◆ YOUR OBJECTIVE ◆
Here are records with pictures in them. Copy all of them exactly and leave the pictures out.

— start —

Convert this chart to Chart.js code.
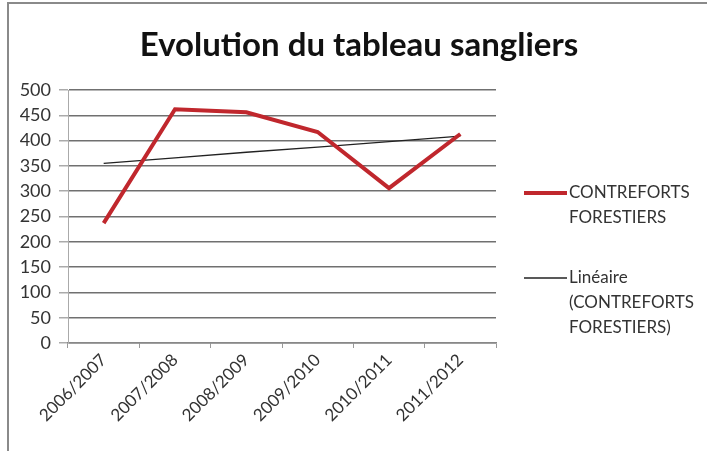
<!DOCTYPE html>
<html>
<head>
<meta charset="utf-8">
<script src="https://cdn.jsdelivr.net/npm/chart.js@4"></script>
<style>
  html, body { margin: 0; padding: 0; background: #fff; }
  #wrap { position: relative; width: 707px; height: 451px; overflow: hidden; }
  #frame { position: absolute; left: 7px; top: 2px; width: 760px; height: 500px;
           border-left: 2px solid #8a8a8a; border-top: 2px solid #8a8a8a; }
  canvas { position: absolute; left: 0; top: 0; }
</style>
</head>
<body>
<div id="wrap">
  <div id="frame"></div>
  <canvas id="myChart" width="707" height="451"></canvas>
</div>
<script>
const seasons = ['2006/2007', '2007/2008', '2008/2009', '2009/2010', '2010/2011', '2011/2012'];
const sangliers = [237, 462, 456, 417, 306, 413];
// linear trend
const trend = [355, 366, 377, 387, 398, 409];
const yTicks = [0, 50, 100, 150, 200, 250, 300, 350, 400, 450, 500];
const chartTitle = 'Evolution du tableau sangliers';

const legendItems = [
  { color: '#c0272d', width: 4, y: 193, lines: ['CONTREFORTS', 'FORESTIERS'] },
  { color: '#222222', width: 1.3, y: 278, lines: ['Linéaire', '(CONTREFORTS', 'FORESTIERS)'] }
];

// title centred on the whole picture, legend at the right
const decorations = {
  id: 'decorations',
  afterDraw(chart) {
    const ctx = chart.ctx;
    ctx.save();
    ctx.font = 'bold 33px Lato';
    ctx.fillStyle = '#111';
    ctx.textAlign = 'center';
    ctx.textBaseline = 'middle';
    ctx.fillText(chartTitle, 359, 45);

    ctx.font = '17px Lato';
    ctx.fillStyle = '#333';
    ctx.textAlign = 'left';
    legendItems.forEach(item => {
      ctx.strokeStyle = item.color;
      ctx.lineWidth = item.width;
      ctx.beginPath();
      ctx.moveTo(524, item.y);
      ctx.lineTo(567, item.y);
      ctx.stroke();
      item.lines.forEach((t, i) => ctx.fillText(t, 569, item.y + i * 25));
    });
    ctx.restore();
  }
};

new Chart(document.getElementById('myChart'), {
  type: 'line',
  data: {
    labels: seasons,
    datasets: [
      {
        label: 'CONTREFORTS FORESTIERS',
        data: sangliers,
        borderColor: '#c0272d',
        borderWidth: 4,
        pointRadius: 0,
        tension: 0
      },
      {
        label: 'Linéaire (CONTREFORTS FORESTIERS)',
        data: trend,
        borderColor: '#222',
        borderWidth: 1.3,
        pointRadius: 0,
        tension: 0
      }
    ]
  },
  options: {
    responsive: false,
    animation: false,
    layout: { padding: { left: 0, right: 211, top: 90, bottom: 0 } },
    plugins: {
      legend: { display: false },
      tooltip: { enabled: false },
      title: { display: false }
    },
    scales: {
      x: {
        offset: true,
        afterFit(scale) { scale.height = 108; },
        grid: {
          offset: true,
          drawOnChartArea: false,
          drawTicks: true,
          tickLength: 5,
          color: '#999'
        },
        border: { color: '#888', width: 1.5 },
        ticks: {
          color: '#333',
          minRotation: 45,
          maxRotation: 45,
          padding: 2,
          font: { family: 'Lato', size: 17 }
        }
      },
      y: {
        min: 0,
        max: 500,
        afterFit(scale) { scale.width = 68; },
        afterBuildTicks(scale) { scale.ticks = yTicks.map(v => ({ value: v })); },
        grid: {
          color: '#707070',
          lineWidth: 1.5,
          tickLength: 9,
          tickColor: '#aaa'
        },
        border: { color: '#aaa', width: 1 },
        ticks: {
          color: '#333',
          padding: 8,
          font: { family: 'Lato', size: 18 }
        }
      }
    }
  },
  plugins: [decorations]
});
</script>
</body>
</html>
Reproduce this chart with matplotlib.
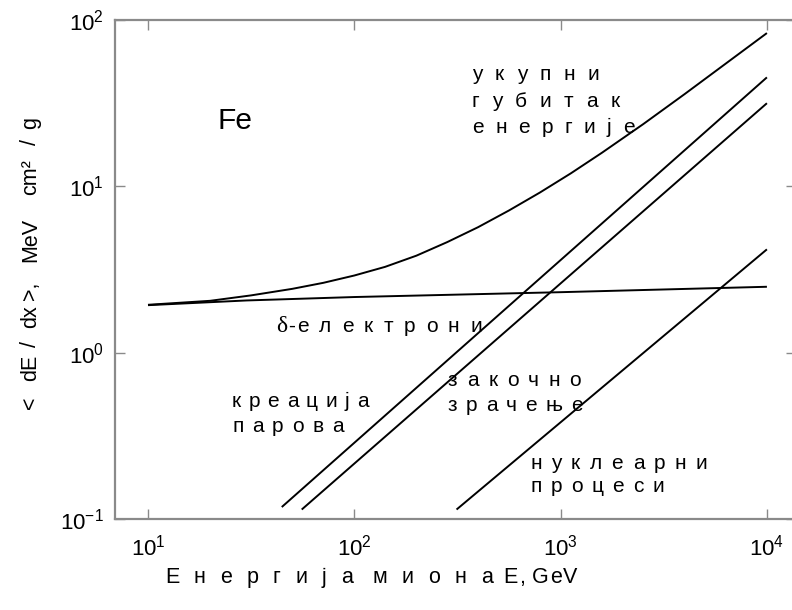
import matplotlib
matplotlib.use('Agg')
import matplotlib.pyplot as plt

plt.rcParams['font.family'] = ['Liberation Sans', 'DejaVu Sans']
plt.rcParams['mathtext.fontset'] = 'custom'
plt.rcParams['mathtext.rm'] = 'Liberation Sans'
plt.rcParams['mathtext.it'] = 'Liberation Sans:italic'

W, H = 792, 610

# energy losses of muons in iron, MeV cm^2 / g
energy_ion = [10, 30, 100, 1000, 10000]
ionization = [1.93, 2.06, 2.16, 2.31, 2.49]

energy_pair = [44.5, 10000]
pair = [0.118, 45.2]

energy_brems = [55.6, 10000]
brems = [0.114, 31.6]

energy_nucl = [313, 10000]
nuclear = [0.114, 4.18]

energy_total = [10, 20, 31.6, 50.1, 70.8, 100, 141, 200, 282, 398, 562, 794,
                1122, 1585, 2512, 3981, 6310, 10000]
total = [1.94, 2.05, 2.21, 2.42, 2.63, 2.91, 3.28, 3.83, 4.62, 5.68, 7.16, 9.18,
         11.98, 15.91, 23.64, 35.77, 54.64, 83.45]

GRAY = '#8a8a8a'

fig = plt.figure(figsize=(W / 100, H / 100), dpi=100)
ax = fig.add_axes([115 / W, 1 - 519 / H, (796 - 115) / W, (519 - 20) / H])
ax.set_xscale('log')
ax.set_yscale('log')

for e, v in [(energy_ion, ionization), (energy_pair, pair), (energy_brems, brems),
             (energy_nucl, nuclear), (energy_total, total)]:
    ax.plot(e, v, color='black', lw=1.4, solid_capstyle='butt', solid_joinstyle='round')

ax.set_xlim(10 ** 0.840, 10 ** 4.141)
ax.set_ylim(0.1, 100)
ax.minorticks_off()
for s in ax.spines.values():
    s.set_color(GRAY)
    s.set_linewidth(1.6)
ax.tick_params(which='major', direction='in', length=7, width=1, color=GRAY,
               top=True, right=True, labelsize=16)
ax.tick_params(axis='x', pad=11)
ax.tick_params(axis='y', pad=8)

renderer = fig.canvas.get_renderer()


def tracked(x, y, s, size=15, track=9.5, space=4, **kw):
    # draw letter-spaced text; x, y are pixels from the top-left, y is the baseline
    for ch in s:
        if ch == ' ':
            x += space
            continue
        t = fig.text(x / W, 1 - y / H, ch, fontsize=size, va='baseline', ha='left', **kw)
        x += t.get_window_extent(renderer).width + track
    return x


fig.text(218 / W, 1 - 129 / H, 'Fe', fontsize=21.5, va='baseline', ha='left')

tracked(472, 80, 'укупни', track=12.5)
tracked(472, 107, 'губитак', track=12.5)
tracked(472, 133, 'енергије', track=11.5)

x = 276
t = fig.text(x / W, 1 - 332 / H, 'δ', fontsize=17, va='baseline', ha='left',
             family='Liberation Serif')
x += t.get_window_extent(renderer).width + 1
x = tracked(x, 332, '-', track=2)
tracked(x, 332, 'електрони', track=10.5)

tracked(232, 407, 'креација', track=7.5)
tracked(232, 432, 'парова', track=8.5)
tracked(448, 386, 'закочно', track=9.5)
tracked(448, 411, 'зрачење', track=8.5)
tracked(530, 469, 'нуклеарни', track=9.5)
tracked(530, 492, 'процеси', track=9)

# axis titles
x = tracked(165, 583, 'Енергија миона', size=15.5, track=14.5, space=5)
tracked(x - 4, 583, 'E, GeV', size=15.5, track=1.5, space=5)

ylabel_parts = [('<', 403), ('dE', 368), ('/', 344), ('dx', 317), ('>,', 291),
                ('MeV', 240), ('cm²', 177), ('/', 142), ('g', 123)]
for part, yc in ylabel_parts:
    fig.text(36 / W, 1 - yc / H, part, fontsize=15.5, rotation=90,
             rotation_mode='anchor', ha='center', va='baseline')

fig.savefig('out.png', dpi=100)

— end —

◆ EXERCISE RESULT ◆
Convert this chart to Chart.js code.
<!DOCTYPE html>
<html>
<head>
<meta charset="utf-8">
<script src="https://cdn.jsdelivr.net/npm/chart.js@4"></script>
<style>
  html, body { margin: 0; padding: 0; background: #fff; }
  #wrap { position: relative; width: 707px; height: 451px; overflow: hidden; }
  #frame { position: absolute; left: 7px; top: 2px; width: 760px; height: 500px;
           border-left: 2px solid #8a8a8a; border-top: 2px solid #8a8a8a; }
  canvas { position: absolute; left: 0; top: 0; }
</style>
</head>
<body>
<div id="wrap">
  <div id="frame"></div>
  <canvas id="myChart" width="707" height="451"></canvas>
</div>
<script>
const seasons = ['2006/2007', '2007/2008', '2008/2009', '2009/2010', '2010/2011', '2011/2012'];
const sangliers = [237, 462, 456, 417, 306, 413];
// linear trend
const trend = [355, 366, 377, 387, 398, 409];
const yTicks = [0, 50, 100, 150, 200, 250, 300, 350, 400, 450, 500];
const chartTitle = 'Evolution du tableau sangliers';

const legendItems = [
  { color: '#c0272d', width: 4, y: 193, lines: ['CONTREFORTS', 'FORESTIERS'] },
  { color: '#222222', width: 1.3, y: 278, lines: ['Linéaire', '(CONTREFORTS', 'FORESTIERS)'] }
];

// title centred on the whole picture, legend at the right
const decorations = {
  id: 'decorations',
  afterDraw(chart) {
    const ctx = chart.ctx;
    ctx.save();
    ctx.font = 'bold 33px Lato';
    ctx.fillStyle = '#111';
    ctx.textAlign = 'center';
    ctx.textBaseline = 'middle';
    ctx.fillText(chartTitle, 359, 45);

    ctx.font = '17px Lato';
    ctx.fillStyle = '#333';
    ctx.textAlign = 'left';
    legendItems.forEach(item => {
      ctx.strokeStyle = item.color;
      ctx.lineWidth = item.width;
      ctx.beginPath();
      ctx.moveTo(524, item.y);
      ctx.lineTo(567, item.y);
      ctx.stroke();
      item.lines.forEach((t, i) => ctx.fillText(t, 569, item.y + i * 25));
    });
    ctx.restore();
  }
};

new Chart(document.getElementById('myChart'), {
  type: 'line',
  data: {
    labels: seasons,
    datasets: [
      {
        label: 'CONTREFORTS FORESTIERS',
        data: sangliers,
        borderColor: '#c0272d',
        borderWidth: 4,
        pointRadius: 0,
        tension: 0
      },
      {
        label: 'Linéaire (CONTREFORTS FORESTIERS)',
        data: trend,
        borderColor: '#222',
        borderWidth: 1.3,
        pointRadius: 0,
        tension: 0
      }
    ]
  },
  options: {
    responsive: false,
    animation: false,
    layout: { padding: { left: 0, right: 211, top: 90, bottom: 0 } },
    plugins: {
      legend: { display: false },
      tooltip: { enabled: false },
      title: { display: false }
    },
    scales: {
      x: {
        offset: true,
        afterFit(scale) { scale.height = 108; },
        grid: {
          offset: true,
          drawOnChartArea: false,
          drawTicks: true,
          tickLength: 5,
          color: '#999'
        },
        border: { color: '#888', width: 1.5 },
        ticks: {
          color: '#333',
          minRotation: 45,
          maxRotation: 45,
          padding: 2,
          font: { family: 'Lato', size: 17 }
        }
      },
      y: {
        min: 0,
        max: 500,
        afterFit(scale) { scale.width = 68; },
        afterBuildTicks(scale) { scale.ticks = yTicks.map(v => ({ value: v })); },
        grid: {
          color: '#707070',
          lineWidth: 1.5,
          tickLength: 9,
          tickColor: '#aaa'
        },
        border: { color: '#aaa', width: 1 },
        ticks: {
          color: '#333',
          padding: 8,
          font: { family: 'Lato', size: 18 }
        }
      }
    }
  },
  plugins: [decorations]
});
</script>
</body>
</html>
Reproduce this chart with matplotlib.
import matplotlib
matplotlib.use('Agg')
import matplotlib.pyplot as plt

plt.rcParams['font.family'] = ['Liberation Sans', 'DejaVu Sans']
plt.rcParams['mathtext.fontset'] = 'custom'
plt.rcParams['mathtext.rm'] = 'Liberation Sans'
plt.rcParams['mathtext.it'] = 'Liberation Sans:italic'

W, H = 792, 610

# energy losses of muons in iron, MeV cm^2 / g
energy_ion = [10, 30, 100, 1000, 10000]
ionization = [1.93, 2.06, 2.16, 2.31, 2.49]

energy_pair = [44.5, 10000]
pair = [0.118, 45.2]

energy_brems = [55.6, 10000]
brems = [0.114, 31.6]

energy_nucl = [313, 10000]
nuclear = [0.114, 4.18]

energy_total = [10, 20, 31.6, 50.1, 70.8, 100, 141, 200, 282, 398, 562, 794,
                1122, 1585, 2512, 3981, 6310, 10000]
total = [1.94, 2.05, 2.21, 2.42, 2.63, 2.91, 3.28, 3.83, 4.62, 5.68, 7.16, 9.18,
         11.98, 15.91, 23.64, 35.77, 54.64, 83.45]

GRAY = '#8a8a8a'

fig = plt.figure(figsize=(W / 100, H / 100), dpi=100)
ax = fig.add_axes([115 / W, 1 - 519 / H, (796 - 115) / W, (519 - 20) / H])
ax.set_xscale('log')
ax.set_yscale('log')

for e, v in [(energy_ion, ionization), (energy_pair, pair), (energy_brems, brems),
             (energy_nucl, nuclear), (energy_total, total)]:
    ax.plot(e, v, color='black', lw=1.4, solid_capstyle='butt', solid_joinstyle='round')

ax.set_xlim(10 ** 0.840, 10 ** 4.141)
ax.set_ylim(0.1, 100)
ax.minorticks_off()
for s in ax.spines.values():
    s.set_color(GRAY)
    s.set_linewidth(1.6)
ax.tick_params(which='major', direction='in', length=7, width=1, color=GRAY,
               top=True, right=True, labelsize=16)
ax.tick_params(axis='x', pad=11)
ax.tick_params(axis='y', pad=8)

renderer = fig.canvas.get_renderer()


def tracked(x, y, s, size=15, track=9.5, space=4, **kw):
    # draw letter-spaced text; x, y are pixels from the top-left, y is the baseline
    for ch in s:
        if ch == ' ':
            x += space
            continue
        t = fig.text(x / W, 1 - y / H, ch, fontsize=size, va='baseline', ha='left', **kw)
        x += t.get_window_extent(renderer).width + track
    return x


fig.text(218 / W, 1 - 129 / H, 'Fe', fontsize=21.5, va='baseline', ha='left')

tracked(472, 80, 'укупни', track=12.5)
tracked(472, 107, 'губитак', track=12.5)
tracked(472, 133, 'енергије', track=11.5)

x = 276
t = fig.text(x / W, 1 - 332 / H, 'δ', fontsize=17, va='baseline', ha='left',
             family='Liberation Serif')
x += t.get_window_extent(renderer).width + 1
x = tracked(x, 332, '-', track=2)
tracked(x, 332, 'електрони', track=10.5)

tracked(232, 407, 'креација', track=7.5)
tracked(232, 432, 'парова', track=8.5)
tracked(448, 386, 'закочно', track=9.5)
tracked(448, 411, 'зрачење', track=8.5)
tracked(530, 469, 'нуклеарни', track=9.5)
tracked(530, 492, 'процеси', track=9)

# axis titles
x = tracked(165, 583, 'Енергија миона', size=15.5, track=14.5, space=5)
tracked(x - 4, 583, 'E, GeV', size=15.5, track=1.5, space=5)

ylabel_parts = [('<', 403), ('dE', 368), ('/', 344), ('dx', 317), ('>,', 291),
                ('MeV', 240), ('cm²', 177), ('/', 142), ('g', 123)]
for part, yc in ylabel_parts:
    fig.text(36 / W, 1 - yc / H, part, fontsize=15.5, rotation=90,
             rotation_mode='anchor', ha='center', va='baseline')

fig.savefig('out.png', dpi=100)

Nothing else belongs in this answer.